The Great West Coast Roadtrip 2015

The Great West Coast Roadtrip 2015

My wife, Sarah, and I had never taken a "real" roadtrip together.

I like to think that a year-long period of driving bi-weekly between my Eastern Washington desert and her Emerald City sound counted for something, but one thing it didn't count for was an expansive, we're-out-of-audiobooks-and-cell-reception West Coast experience. So we set out to correct that no later than six months into our marriage. Road trips offer fantastic perspective We booked our way south from Richland, WA (our home-base for the present), and made it to a friends' place in Winters, CA by dinnertime. Skipping San Francisco, we drove south along the central California Coast, popping off the 101 at Morro Bay (great spot -- we'd love to spend some time there). We spent about four days in Solana Beach, and then headed up the east side of CA, NV, and OR through the High Sierras and the Eastern Oregon desert.

Especially recommended camping spots:

  • Montaña de Oro – near Morro Bay, CA. This one gets packed, so be sure to reserve ahead of time. We could have stayed here for a week.
  • Red Rock Canyon State Park – not the one in Nevada. This campground was stunning.
  • Buckeye Hot Springs – can't speak for the springs themselves (we were too beat to make the hike that night), but camping by the river was splendid.

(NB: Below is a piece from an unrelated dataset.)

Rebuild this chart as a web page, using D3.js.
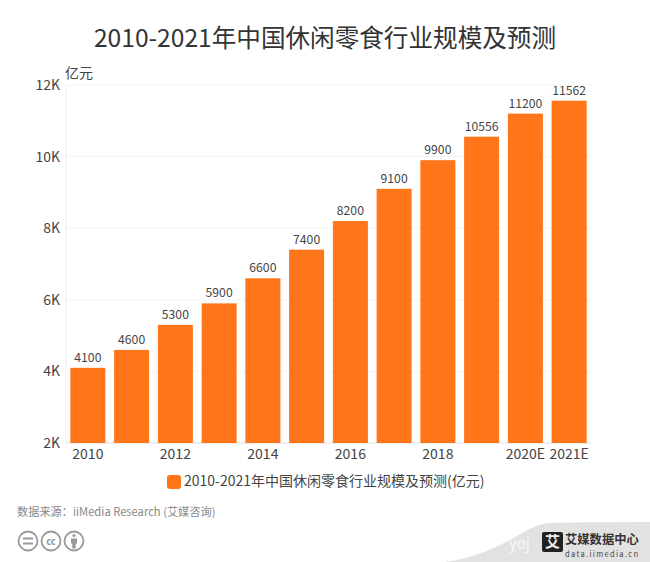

There's really nothing at all like driving through the expanse of the West Coast. You're driving through landscape riddled with contrast: the dry eastern slope butressed against rainforests to the west; flat sagebrush plains dotted with high buttes and mesas; roiling, unchained mountain streams and calm, muzzled rivers. Each new scene presents you with a new question: the underlying tension between the "settled" folks and the "pioneers" (both in the city and without); the timely questions of drought and agricultural responsibility; the simultaneous heritage of Manifest Destiny and John Muir.

Growing up in small-town Eastern Washington, I thought I had a pretty good perspective on the plight of Rural America. I've had my fair share of sideways looks. I've had to move to a bigger town for work, and I don't know when I'll be able to move back. The vast expanse of nothingness in Eastern California and Oregon, however, is quite remarkable. Small towns, full of people (by comparison to others), sometimes hundreds of miles from other towns the same size or smaller. Thousands of miles of road with just a scant handful of metropolitain areas – the whole expanse as good as forgotten to the rest of the country.

We made a conscientious effort to unplug – turn off our cell phones (we didn't have reception for a good long stretch anyway), and experience the scenery and each other. The space that left in our minds was filled up by deeper conversations and some mild soul-searching. I couldn't really recommend it more.